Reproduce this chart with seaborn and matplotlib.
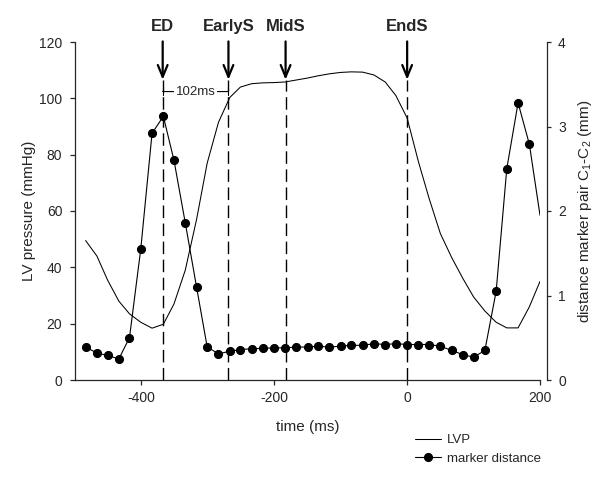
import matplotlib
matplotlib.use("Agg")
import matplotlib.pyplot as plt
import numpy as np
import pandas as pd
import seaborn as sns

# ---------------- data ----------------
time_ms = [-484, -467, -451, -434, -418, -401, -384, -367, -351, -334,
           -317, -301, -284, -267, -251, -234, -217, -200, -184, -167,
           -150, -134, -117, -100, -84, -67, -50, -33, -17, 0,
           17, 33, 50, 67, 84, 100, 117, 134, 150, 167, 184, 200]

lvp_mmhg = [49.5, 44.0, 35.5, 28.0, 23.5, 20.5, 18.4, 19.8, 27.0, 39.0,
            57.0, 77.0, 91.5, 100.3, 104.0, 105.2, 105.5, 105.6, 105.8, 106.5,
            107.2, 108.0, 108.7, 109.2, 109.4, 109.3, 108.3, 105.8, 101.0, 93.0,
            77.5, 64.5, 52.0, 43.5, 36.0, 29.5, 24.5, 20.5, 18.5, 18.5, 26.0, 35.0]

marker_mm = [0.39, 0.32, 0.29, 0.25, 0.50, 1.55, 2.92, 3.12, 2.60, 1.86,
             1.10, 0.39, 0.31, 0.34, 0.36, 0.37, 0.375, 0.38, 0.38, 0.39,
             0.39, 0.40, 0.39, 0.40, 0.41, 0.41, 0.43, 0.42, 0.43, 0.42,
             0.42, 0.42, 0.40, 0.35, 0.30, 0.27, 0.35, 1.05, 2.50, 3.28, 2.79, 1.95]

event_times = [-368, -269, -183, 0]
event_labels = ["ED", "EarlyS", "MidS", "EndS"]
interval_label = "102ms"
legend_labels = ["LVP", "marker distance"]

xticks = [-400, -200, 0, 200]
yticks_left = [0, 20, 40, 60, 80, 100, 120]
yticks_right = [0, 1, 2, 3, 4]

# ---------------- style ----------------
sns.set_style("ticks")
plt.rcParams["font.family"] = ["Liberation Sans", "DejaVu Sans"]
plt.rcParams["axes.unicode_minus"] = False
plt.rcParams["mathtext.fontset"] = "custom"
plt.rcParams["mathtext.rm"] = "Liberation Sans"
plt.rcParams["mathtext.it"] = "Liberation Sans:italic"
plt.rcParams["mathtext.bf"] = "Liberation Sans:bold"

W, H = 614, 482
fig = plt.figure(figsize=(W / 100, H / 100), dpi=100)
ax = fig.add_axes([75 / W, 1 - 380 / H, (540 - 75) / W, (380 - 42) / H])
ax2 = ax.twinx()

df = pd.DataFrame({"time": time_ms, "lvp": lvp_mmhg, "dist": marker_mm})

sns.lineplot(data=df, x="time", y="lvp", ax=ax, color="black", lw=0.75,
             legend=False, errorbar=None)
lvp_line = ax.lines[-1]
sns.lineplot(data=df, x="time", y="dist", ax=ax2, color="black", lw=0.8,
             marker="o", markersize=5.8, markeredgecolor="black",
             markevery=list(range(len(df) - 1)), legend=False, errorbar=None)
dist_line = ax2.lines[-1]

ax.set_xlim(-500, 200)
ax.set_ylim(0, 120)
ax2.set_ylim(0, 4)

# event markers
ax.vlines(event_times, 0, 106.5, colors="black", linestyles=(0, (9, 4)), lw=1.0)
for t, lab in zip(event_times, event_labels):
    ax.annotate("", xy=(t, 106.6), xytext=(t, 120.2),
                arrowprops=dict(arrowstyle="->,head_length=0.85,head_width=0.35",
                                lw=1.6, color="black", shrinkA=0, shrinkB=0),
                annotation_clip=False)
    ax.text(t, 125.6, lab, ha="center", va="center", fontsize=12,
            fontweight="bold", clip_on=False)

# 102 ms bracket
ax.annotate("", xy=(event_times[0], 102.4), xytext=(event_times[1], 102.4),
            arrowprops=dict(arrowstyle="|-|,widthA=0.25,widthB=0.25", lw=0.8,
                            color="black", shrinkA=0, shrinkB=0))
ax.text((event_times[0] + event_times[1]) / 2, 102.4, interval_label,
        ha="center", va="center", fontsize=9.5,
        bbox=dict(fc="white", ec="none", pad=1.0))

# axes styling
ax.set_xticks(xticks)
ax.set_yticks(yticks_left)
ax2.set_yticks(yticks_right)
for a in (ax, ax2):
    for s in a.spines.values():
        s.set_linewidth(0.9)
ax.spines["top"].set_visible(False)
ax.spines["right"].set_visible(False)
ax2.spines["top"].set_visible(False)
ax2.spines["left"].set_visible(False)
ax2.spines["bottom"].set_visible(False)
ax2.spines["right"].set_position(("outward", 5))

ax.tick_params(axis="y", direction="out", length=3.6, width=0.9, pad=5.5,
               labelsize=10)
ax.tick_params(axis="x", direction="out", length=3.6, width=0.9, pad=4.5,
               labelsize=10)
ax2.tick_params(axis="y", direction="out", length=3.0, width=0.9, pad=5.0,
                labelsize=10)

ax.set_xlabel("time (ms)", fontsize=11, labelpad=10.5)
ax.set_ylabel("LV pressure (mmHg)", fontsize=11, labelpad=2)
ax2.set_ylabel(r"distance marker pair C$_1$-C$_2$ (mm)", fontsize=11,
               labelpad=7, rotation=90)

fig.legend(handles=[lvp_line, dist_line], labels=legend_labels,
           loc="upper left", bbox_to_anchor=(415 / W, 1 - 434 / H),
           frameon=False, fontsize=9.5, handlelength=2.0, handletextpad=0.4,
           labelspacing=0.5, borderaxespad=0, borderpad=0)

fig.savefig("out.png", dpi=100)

WRITTEN TASK:
Transcribe exactly, with no pictures, the lines running from the first line of the material through the line holding "18.5, 26.0, 35.0]".

WRITTEN ANSWER:
Reproduce this chart with seaborn and matplotlib.
import matplotlib
matplotlib.use("Agg")
import matplotlib.pyplot as plt
import numpy as np
import pandas as pd
import seaborn as sns

# ---------------- data ----------------
time_ms = [-484, -467, -451, -434, -418, -401, -384, -367, -351, -334,
           -317, -301, -284, -267, -251, -234, -217, -200, -184, -167,
           -150, -134, -117, -100, -84, -67, -50, -33, -17, 0,
           17, 33, 50, 67, 84, 100, 117, 134, 150, 167, 184, 200]

lvp_mmhg = [49.5, 44.0, 35.5, 28.0, 23.5, 20.5, 18.4, 19.8, 27.0, 39.0,
            57.0, 77.0, 91.5, 100.3, 104.0, 105.2, 105.5, 105.6, 105.8, 106.5,
            107.2, 108.0, 108.7, 109.2, 109.4, 109.3, 108.3, 105.8, 101.0, 93.0,
            77.5, 64.5, 52.0, 43.5, 36.0, 29.5, 24.5, 20.5, 18.5, 18.5, 26.0, 35.0]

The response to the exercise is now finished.